:: Task brief ::
Find the lines holding "that" and copy them.

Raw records
-- Start --
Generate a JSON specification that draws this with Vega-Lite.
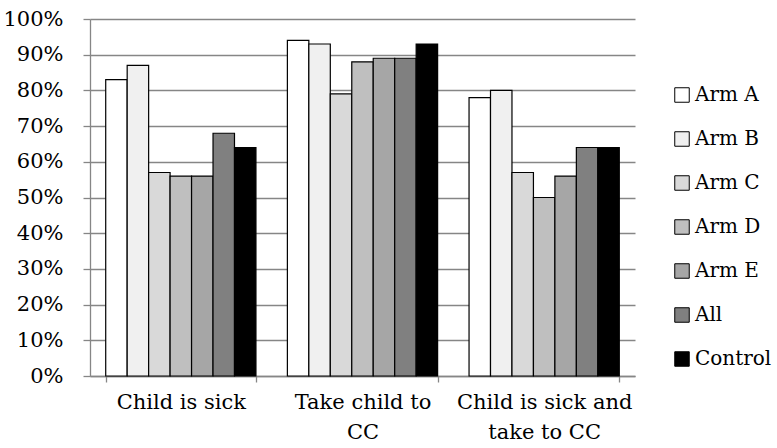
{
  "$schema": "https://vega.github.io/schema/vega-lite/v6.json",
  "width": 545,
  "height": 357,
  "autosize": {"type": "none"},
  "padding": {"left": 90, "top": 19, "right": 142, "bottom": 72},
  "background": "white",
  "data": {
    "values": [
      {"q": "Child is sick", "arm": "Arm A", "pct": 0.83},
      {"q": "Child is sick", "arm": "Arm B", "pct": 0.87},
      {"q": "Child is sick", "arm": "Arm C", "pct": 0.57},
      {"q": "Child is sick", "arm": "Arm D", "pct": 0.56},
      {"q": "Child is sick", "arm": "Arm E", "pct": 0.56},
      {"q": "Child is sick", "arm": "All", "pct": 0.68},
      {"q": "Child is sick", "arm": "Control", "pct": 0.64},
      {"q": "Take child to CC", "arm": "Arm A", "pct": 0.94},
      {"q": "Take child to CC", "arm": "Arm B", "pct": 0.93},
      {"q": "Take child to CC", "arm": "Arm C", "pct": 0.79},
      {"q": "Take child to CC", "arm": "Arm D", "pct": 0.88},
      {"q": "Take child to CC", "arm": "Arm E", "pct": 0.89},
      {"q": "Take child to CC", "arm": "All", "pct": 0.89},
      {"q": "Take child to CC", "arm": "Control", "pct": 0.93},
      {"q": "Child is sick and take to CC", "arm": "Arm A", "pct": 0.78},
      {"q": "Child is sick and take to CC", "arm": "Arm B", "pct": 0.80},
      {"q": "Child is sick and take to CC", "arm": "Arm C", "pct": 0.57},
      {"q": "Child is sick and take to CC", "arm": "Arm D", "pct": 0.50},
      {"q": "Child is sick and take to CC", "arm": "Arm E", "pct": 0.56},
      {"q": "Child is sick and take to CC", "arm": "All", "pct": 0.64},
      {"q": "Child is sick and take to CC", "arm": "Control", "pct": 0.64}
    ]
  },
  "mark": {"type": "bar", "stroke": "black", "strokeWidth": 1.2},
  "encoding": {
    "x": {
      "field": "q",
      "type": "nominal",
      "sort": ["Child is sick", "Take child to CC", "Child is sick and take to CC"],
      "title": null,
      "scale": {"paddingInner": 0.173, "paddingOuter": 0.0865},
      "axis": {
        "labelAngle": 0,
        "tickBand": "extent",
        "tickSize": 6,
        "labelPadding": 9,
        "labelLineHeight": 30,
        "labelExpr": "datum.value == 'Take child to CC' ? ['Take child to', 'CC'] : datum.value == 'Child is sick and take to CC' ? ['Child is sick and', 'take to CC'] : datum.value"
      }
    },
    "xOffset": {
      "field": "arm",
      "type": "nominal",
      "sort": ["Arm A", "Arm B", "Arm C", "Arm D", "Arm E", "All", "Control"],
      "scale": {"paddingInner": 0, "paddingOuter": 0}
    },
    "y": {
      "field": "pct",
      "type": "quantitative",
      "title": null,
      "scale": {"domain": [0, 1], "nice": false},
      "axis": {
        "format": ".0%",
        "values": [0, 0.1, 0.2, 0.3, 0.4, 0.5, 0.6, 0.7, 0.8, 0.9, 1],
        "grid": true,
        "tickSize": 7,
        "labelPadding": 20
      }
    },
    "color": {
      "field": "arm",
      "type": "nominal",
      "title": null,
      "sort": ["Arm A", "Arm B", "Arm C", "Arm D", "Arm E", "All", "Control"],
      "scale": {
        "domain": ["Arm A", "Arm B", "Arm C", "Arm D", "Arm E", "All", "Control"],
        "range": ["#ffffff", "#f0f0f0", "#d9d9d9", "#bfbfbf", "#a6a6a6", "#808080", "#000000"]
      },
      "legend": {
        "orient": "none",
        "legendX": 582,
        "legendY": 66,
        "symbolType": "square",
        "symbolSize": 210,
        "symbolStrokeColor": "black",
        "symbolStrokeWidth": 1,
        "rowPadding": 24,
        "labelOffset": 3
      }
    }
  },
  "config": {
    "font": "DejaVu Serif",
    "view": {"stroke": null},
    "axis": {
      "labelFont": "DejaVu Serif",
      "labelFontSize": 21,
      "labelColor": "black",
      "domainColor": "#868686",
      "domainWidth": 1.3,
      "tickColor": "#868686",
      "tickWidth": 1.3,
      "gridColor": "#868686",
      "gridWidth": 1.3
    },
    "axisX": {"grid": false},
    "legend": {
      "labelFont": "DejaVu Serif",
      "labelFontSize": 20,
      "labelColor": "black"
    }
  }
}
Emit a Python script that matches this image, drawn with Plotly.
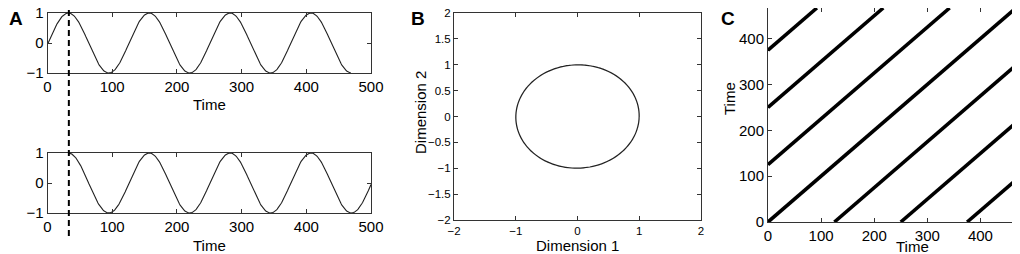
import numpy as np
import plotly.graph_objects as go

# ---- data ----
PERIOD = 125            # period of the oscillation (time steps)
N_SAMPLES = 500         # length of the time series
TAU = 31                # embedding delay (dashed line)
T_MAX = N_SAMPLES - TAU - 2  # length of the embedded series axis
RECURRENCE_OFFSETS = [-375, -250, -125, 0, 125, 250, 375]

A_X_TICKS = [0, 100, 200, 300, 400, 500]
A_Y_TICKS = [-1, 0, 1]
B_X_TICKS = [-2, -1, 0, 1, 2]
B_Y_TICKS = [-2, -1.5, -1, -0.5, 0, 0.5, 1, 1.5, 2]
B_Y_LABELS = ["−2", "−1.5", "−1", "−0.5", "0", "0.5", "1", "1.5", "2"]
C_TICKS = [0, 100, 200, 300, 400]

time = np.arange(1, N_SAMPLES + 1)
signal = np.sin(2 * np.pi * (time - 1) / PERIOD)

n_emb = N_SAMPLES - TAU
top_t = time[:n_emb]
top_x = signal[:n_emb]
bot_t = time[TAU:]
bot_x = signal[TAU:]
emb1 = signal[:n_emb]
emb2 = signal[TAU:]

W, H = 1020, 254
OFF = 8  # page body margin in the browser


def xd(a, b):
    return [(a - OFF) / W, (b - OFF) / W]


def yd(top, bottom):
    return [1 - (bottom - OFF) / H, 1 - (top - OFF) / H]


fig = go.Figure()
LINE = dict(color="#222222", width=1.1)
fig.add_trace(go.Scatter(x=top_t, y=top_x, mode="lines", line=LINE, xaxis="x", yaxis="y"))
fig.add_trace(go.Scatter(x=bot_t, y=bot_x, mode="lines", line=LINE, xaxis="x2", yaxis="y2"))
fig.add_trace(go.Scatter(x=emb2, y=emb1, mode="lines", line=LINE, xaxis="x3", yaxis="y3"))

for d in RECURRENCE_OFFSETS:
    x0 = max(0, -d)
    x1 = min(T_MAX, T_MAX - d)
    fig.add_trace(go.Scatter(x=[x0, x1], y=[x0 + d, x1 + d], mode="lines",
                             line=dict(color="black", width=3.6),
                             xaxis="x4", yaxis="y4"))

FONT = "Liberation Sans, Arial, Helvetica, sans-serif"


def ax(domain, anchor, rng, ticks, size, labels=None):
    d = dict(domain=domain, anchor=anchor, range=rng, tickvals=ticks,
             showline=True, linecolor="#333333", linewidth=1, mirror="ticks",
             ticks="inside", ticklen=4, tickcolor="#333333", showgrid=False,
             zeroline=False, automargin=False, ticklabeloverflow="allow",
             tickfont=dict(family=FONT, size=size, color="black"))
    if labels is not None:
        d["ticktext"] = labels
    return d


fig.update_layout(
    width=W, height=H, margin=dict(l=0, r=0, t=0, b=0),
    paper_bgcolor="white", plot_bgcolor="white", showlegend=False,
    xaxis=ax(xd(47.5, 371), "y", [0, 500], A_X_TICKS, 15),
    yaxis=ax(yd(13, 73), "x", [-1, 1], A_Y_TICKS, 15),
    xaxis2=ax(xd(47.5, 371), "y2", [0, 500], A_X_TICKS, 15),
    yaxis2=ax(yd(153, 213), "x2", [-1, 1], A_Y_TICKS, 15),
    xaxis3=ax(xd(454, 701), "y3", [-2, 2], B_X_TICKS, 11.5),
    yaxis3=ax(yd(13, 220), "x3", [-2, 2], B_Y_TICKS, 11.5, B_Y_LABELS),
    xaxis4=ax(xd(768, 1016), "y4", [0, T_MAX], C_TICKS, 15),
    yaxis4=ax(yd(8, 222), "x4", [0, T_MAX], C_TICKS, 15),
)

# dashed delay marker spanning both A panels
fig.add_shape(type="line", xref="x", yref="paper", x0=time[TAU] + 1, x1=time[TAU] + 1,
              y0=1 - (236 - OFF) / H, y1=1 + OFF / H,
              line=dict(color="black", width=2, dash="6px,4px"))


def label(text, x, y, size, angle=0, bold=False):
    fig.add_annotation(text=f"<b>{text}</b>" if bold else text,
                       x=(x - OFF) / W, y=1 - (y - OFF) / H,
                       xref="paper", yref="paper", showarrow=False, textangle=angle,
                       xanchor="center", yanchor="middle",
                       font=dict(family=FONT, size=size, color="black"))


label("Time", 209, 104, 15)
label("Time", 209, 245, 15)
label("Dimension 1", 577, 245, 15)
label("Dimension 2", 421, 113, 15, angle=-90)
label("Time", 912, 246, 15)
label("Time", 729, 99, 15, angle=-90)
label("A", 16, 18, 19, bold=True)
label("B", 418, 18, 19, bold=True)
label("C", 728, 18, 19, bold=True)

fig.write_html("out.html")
-- End --
:: Task response ::
Generate a JSON specification that draws this with Vega-Lite.
Emit a Python script that matches this image, drawn with Plotly.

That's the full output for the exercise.